Surely Google’s bevy of lawyers could have argued for Fung’s innocence, since it seems so obvious, to you anyway. But they didn’t. They argued about how obvious his liability was.

Yes, because it helps Google.

Why’s it not obvious to you? If you want to run us through all the reasons why Fung did no wrong, I’m sure we’d all like to see it.

I have done this before. In great detail.

Anonymous Coward says:

Re:

So you think the gain from getting rid of a “competitor” like isohunt is more valuable to Google than having his case reversed? LOL! That makes no sense. A reversal would get rid of “basically the only legal precedent out there that reads the DMCA in this manner.”

The fact is, his liability is so obvious that Google can’t argue he’s not liable with a straight face. A task, mind you, that you have no trouble doing.

And I’m not surprised you don’t want to run through all the reasons why Fung is/isn’t an infringer. I had so much fun beating you last time we went through it.

Anonymous Coward says:

Actually, there is ONE other ruling which goes against Google.
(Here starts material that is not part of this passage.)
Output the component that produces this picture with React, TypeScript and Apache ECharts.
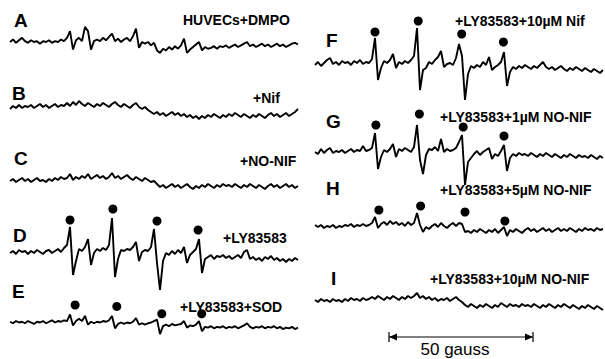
import React, { useEffect, useRef } from "react";
import * as echarts from "echarts";

// EPR spectra (relative signal amplitude, arbitrary units), 97 samples each across the field sweep
const traceA = [0,3,-1,2,5,1,-1,2,0,1, -2,1,0,2,-1,1,0,3,1,5, 13,-9,2,5,1,18,13,-9,1,3, 1,5,2,6,10,1,4,0,3,5, 1,7,16,-7,0,-2,0,-4,-1,-10, -13,-8,-10,-6,-9,-5,-8,-4,4,-13, -9,-6,-3,0,-10,-6,-8,-7,-5,-8, -5,-6,-4,-7,-5,-3,-6,-4,-2,0, -5,-3,-6,-4,-2,-5,-3,-6,-4,-2, -5,-3,-6,-4,-2,-1,-3];
const traceB = [2,5,3,6,3,5,4,6,3,5, 7,4,6,3,5,7,4,6,5,8, 5,9,6,10,7,5,8,6,4,7, 5,8,6,4,7,9,6,4,7,5, 3,6,8,4,2,4,1,-1,-3,-1, -4,-2,-5,-3,-1,-4,-2,-5,-3,-6, -4,-7,-5,-8,-5,-7,-4,-6,-3,-5, -7,-4,-6,-3,-5,-2,-4,-6,-3,-5, -7,-4,-6,-3,-5,-7,-4,-2,-5,-3, -6,-4,-2,-5,-3,-1,2];
const traceC = [2,4,1,3,5,2,4,1,3,5, 2,3,1,4,2,5,3,6,4,5, 9,3,6,4,7,5,9,4,6,8, 5,7,4,6,10,5,7,4,6,8, 5,3,6,4,2,5,3,1,2,-1, -4,-2,-5,-3,-1,-4,-2,-5,-3,-1, -4,-6,-3,-5,-2,-4,-1,-3,-5,-2, -4,-1,-3,-2,-4,-1,-3,-5,-2,-4, -1,-3,-5,-2,-4,-6,-3,-1,-4,-2, -5,-3,-1,-4,-2,-5,-3];
const traceD = [0,2,-1,3,1,2,-1,2,0,3, 1,-1,2,3,0,2,4,1,5,8, 26,-22,-8,4,2,6,14,-12,0,4, 2,5,3,8,35,-24,-6,3,2,4, 3,6,11,-8,1,3,2,6,24,-10, -37,-8,0,-2,2,-1,3,0,6,-10, -2,1,4,14,-20,-6,-4,-2,-6,-3, -4,-2,-5,-3,-6,-4,-2,-5,1,3, -6,-4,-7,-5,-8,-4,-6,-3,-7,-5, -8,-6,-9,-6,-8,-5,-7];
const traceE = [1,-1,2,0,1,-1,2,0,-2,1, 0,2,-1,1,3,0,2,1,3,2, 11,-4,2,5,2,9,-3,1,-1,1, 0,2,1,3,9,-8,-2,0,-2,0, -1,1,6,-3,-1,-3,-1,0,2,4, -16,-5,-3,-5,-2,-4,-3,-2,2,-7, -4,-5,-3,2,-12,-6,-7,-5,-8,-6, -7,-5,-8,-6,-7,-5,-8,-6,-4,-1, -6,-8,-6,-7,-5,-8,-6,-7,-5,-8, -6,-9,-7,-8,-6,-9,-7];
const traceF = [-1,2,-2,1,4,6,0,2,-1,3, 1,2,-1,3,1,4,0,2,1,5, 26,-16,-4,3,1,4,10,-4,2,0, 3,1,4,8,36,-26,-6,-4,2,0, 4,7,13,-3,0,1,-1,6,20,8, -36,-10,-2,-4,-1,-3,2,-1,7,-6, -3,-1,2,12,-22,-8,-3,-5,-2,-4, -1,-3,-5,-2,-4,-1,2,-3,-5,-3, -6,-4,-2,-5,-7,-4,-6,-3,-5,-7, -4,-6,-8,-5,-7,-9,-6];
const traceG = [0,-2,3,-1,2,4,-1,1,0,2, -1,1,3,0,2,1,6,1,2,4, 19,-17,-5,2,0,3,8,-5,3,1, 4,2,0,5,27,-8,-22,-3,3,2, 5,1,13,0,3,1,2,4,10,17, -33,-10,-6,-2,1,-3,0,2,4,-7, -2,-4,1,7,-19,-6,-2,-4,-1,-3, -2,-4,-1,-3,-5,-2,-4,-1,-3,-5, -2,-4,-6,-3,-5,-2,-4,-6,-3,-5, -4,-6,-3,-5,-7,-4,-6];
const traceH = [2,0,2,-1,1,0,2,-1,1,0, 2,1,3,0,2,1,3,1,2,4, 10,-1,3,5,2,6,3,5,2,4, 1,5,2,4,14,2,-5,0,-2,1, 3,0,4,1,-1,2,4,1,4,3, -5,-4,-6,-3,-5,-2,-4,-6,-3,-5, -2,-6,-3,0,-9,-3,-5,-2,-4,-6, -3,-1,-4,-2,-5,-3,-1,-4,-2,-5, -3,-1,-4,-2,-4,-1,-3,-5,-2,-4, -1,-3,-2,-4,-1,-3,-2];
const traceI = [2,0,3,1,2,0,3,1,2,0, 3,1,4,2,3,1,4,2,3,5, 3,6,4,2,5,3,6,4,2,5, 3,6,4,6,9,4,6,3,5,2, 4,1,3,2,4,1,3,5,2,0, -3,-5,-2,-4,-6,-3,-5,-2,-4,-6, -3,-5,-1,-3,-5,-2,-4,-3,-5,-2, -4,-3,-5,-2,-4,-6,-3,-5,-2,-4, -6,-3,-5,-2,-4,-6,-3,-5,-7,-4, -6,-3,-5,-7,-4,-6,-8];

// markers above the DMPO adduct lines: [sample index, amplitude]
const dotsD = [[20, 33], [34.3, 44], [49, 32], [62.7, 23]];
const dotsE = [[21.7, 24], [35.6, 22], [50.6, 12], [63.9, 12]];
const dotsF = [[20, 32], [34.4, 43], [48.9, 30], [62.8, 22]];
const dotsG = [[20.3, 27], [34.8, 38], [49.4, 25], [63, 16]];
const dotsH = [[21.3, 17], [35.2, 21], [50, 15], [63.3, 6]];

const panelLetters = ["A", "B", "C", "D", "E", "F", "G", "H", "I"];
const conditionLabels = [
  "HUVECs+DMPO",
  "+Nif",
  "+NO-NIF",
  "+LY83583",
  "+LY83583+SOD",
  "+LY83583+10\u00b5M Nif",
  "+LY83583+1\u00b5M NO-NIF",
  "+LY83583+5\u00b5M NO-NIF",
  "+LY83583+10\u00b5M NO-NIF",
];
const scaleLabel = "50 gauss";

const traces = [traceA, traceB, traceC, traceD, traceE, traceF, traceG, traceH, traceI];
const dots = [null, null, null, dotsD, dotsE, dotsF, dotsG, dotsH, null];

// layout (pixels)
const layout = [
  { x0: 10, base: 34, letter: [14, 20], label: [183, 20] },
  { x0: 10, base: 111, letter: [12, 93], label: [253, 98] },
  { x0: 10, base: 183, letter: [14, 158], label: [240, 161] },
  { x0: 10, base: 253, letter: [13, 235], label: [223, 238] },
  { x0: 10, base: 336, letter: [12, 291], label: [180, 307] },
  { x0: 315, base: 64, letter: [326, 40], label: [455, 21] },
  { x0: 315, base: 152, letter: [326, 121], label: [440, 117] },
  { x0: 315, base: 227, letter: [326, 188], label: [440, 190] },
  { x0: 315, base: 302, letter: [331, 278], label: [430, 279] },
];

const FONT = '"Liberation Sans", Arial, Helvetica, sans-serif';

export default function App() {
  const ref = useRef<HTMLDivElement>(null);
  useEffect(() => {
    if (!ref.current) return;
    const chart = echarts.init(ref.current, undefined, { renderer: "svg" });
    const grid: any[] = [];
    const xAxis: any[] = [];
    const yAxis: any[] = [];
    const series: any[] = [];
    const graphic: any[] = [];
    traces.forEach((tr, k) => {
      const L = layout[k];
      grid.push({ left: L.x0, width: 288, top: L.base - 50, height: 100 });
      xAxis.push({ type: "value", gridIndex: k, min: 0, max: tr.length - 1, show: false });
      yAxis.push({ type: "value", gridIndex: k, min: -50, max: 50, show: false });
      series.push({
        type: "line",
        xAxisIndex: k,
        yAxisIndex: k,
        data: tr.map((v, i) => [i, v]),
        showSymbol: false,
        symbol: "none",
        lineStyle: { color: "#000", width: 1.9 },
        silent: true,
      });
      const d = dots[k];
      if (d) {
        series.push({
          type: "scatter",
          xAxisIndex: k,
          yAxisIndex: k,
          data: d,
          symbol: "circle",
          symbolSize: 9,
          itemStyle: { color: "#000", opacity: 1 },
          silent: true,
        });
      }
      graphic.push({
        type: "text",
        x: L.letter[0],
        y: L.letter[1],
        style: {
          text: panelLetters[k],
          fill: "#000",
          fontFamily: FONT,
          fontWeight: "bold",
          fontSize: 19,
          verticalAlign: "middle",
          align: "left",
        },
      });
      graphic.push({
        type: "text",
        x: L.label[0],
        y: L.label[1],
        style: {
          text: conditionLabels[k],
          fill: "#000",
          fontFamily: FONT,
          fontWeight: "bold",
          fontSize: 14,
          verticalAlign: "middle",
          align: "left",
        },
      });
    });
    // scale bar
    const bx1 = 389, bx2 = 533, by = 337;
    graphic.push(
      { type: "line", shape: { x1: bx1, y1: by, x2: bx2, y2: by }, style: { stroke: "#000", lineWidth: 1 } },
      { type: "line", shape: { x1: bx1, y1: by - 5, x2: bx1, y2: by + 5 }, style: { stroke: "#000", lineWidth: 1.2 } },
      { type: "line", shape: { x1: bx2, y1: by - 5, x2: bx2, y2: by + 5 }, style: { stroke: "#000", lineWidth: 1.2 } },
      { type: "polygon", shape: { points: [[bx1, by], [bx1 + 8, by - 3.5], [bx1 + 8, by + 3.5]] }, style: { fill: "#000" } },
      { type: "polygon", shape: { points: [[bx2, by], [bx2 - 8, by - 3.5], [bx2 - 8, by + 3.5]] }, style: { fill: "#000" } },
      {
        type: "text",
        x: 455,
        y: 349,
        style: {
          text: scaleLabel,
          fill: "#000",
          fontFamily: FONT,
          fontSize: 17,
          verticalAlign: "middle",
          align: "center",
        },
      }
    );
    chart.setOption({
      animation: false,
      backgroundColor: "#fff",
      grid,
      xAxis,
      yAxis,
      series,
      graphic,
    });
    return () => chart.dispose();
  }, []);
  return (
    <div
      ref={ref}
      style={{ position: "fixed", left: 0, top: 0, width: 605, height: 359, background: "#fff" }}
    />
  );
}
Look up Parker v. Microsoft, where the judge (I’m Parker from this case) allowed my ifnringement claim to go to trial, but only for continued infringement. The judge hadn’t made up her mind, but she was willing to hold trial on all the above points (Microsoft “countersued” me after winnning some of them to try to get attorney fees, then realized they had outlawyered themselves and settled).

Google also settled with the publishers guild, I believe, and still won’t take ads in Google News because of this. Indirect monetization has not flown as an argument of direct profit unfortunately.